* [Direction]: How many lines in the listing below include the word "this"? Answer with the number and nothing else.
** Start Task material **
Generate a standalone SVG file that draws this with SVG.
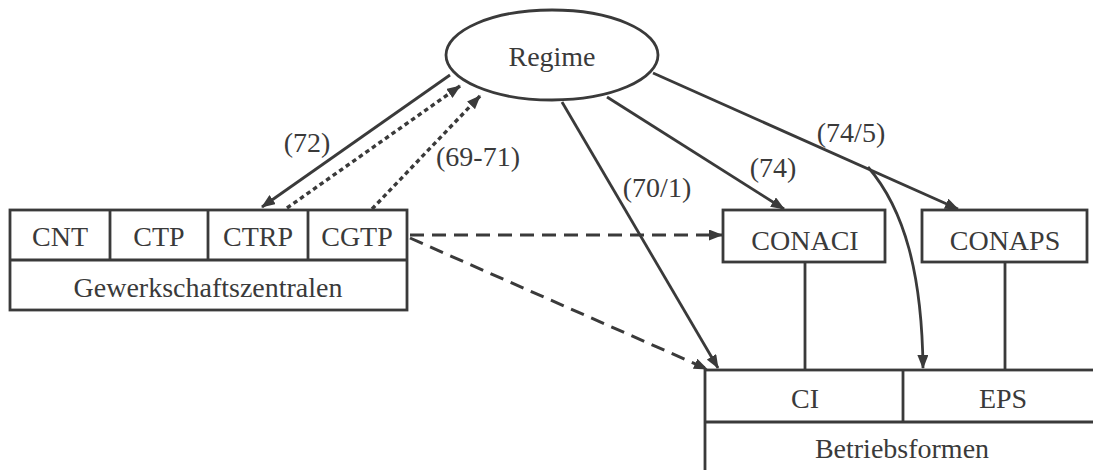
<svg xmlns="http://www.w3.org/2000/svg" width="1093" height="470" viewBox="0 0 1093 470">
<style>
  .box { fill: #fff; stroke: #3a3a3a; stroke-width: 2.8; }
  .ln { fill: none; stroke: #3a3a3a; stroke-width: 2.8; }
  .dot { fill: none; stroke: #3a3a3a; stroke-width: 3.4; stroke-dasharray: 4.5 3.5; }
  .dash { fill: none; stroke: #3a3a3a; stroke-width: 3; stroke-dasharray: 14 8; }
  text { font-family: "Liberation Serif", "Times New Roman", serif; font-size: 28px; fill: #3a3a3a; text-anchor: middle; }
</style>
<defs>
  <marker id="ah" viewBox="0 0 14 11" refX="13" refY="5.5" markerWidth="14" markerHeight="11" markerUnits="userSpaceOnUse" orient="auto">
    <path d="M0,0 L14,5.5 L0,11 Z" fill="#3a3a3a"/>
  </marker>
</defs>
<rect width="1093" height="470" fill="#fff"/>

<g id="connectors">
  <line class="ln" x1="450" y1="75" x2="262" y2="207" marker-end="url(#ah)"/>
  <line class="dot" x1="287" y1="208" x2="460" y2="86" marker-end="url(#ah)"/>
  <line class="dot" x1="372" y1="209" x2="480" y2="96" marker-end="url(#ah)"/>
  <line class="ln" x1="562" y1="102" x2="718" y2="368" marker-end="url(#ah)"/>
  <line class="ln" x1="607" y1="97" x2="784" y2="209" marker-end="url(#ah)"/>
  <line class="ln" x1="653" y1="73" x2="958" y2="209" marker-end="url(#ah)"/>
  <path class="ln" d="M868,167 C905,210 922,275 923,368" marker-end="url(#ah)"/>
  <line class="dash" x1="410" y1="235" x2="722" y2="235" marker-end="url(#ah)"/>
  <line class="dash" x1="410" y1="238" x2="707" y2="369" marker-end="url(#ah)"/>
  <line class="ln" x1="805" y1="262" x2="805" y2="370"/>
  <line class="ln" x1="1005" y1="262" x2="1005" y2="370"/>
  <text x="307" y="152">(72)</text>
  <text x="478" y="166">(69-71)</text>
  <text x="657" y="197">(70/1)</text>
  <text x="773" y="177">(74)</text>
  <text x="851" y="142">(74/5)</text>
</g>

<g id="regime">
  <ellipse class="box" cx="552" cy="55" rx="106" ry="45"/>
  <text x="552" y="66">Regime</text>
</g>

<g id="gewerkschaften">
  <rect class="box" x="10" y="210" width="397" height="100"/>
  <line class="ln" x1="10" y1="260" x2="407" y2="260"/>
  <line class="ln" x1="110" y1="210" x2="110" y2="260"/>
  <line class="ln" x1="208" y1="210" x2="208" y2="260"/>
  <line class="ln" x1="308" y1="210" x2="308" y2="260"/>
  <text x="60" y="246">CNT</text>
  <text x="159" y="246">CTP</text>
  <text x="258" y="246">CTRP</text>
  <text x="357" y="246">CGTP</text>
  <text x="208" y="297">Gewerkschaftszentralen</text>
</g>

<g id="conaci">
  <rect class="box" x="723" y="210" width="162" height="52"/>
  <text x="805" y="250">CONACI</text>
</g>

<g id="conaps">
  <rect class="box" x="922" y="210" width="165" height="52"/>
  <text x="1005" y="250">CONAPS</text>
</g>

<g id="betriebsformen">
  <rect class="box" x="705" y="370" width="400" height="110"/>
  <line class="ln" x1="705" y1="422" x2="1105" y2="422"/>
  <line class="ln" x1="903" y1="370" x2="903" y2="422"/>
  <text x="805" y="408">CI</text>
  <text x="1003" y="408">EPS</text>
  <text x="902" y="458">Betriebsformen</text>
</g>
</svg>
** End Task material **
** Start Task material **
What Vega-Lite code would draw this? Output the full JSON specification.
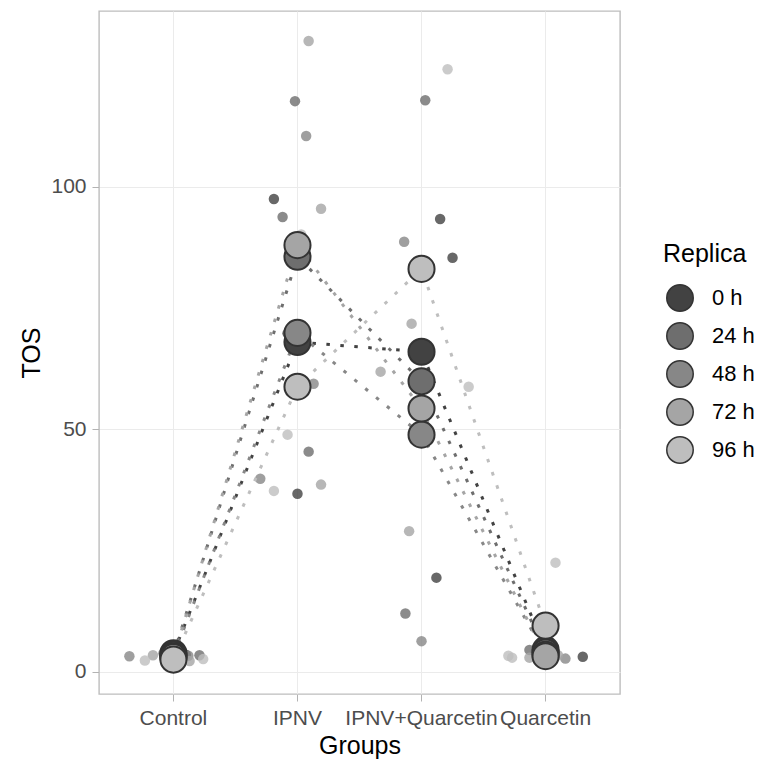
** End Task material **
* [Response below]: 2